Apple introduced its successor to the A16 Bionic as the A17 Pro rather than the A17 for the first time due to its 3nm architecture, beating its Snapdragon 8 Gen 3 rival to this upgrade in 2023. However, winning this race may yet fail to translate into the opportunity to cash for which the Cupertino giant might once have hoped.
The iPhone 15 series is thought to herald the arrival of iPad Pros and Macs with matching chipset updates in 2024. However, their sales might prove underwhelming rather than groundbreaking, following a trend towards shipments that have "declined significantly by approximately 30% and 22% to 17 million and 48 million units, respectively", according to Ming-Chi Kuo's latest figures.

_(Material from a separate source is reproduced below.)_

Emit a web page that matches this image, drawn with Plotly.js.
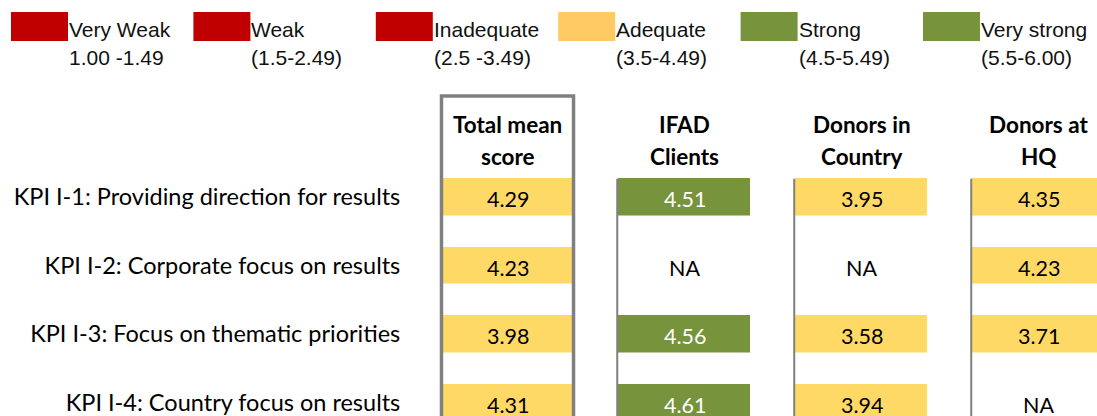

Apple is already aware of this risk and will reduce its 3nm orders accordingly, as the respected TF International Securities analyst estimates. Moves such as those might have a knock-on effect on potential suppliers such as Samsung and Qualcomm, the latter of which has already encountered a Huawei-shaped hole in whatever 3nm dreams it had had: the sudden and slightly mysterious return of top-end Kirin chipsets, apparently replacing Snapdragon silicon in that OEM's flagships going forward.
On that note, Kuo also believes that more Exynos 2400 chipsets will be used than previously thought, thus further reducing 8 Gen 3 demand. Ironically, Samsung may still take a hit as a next-gen chipset supplier, as might Intel with its 20A line.
Finally, the apparent downturn might affect industry players further along the supply chain, with ASML preparing a "significant" 20-30% reduction in EUV lithography instrument shipments for 2024, and companies such as SK Hynix and Micron possibly suspending production on next-gen memory products to go with SoCs such as the 8 Gen 3 until 2025 at the earliest.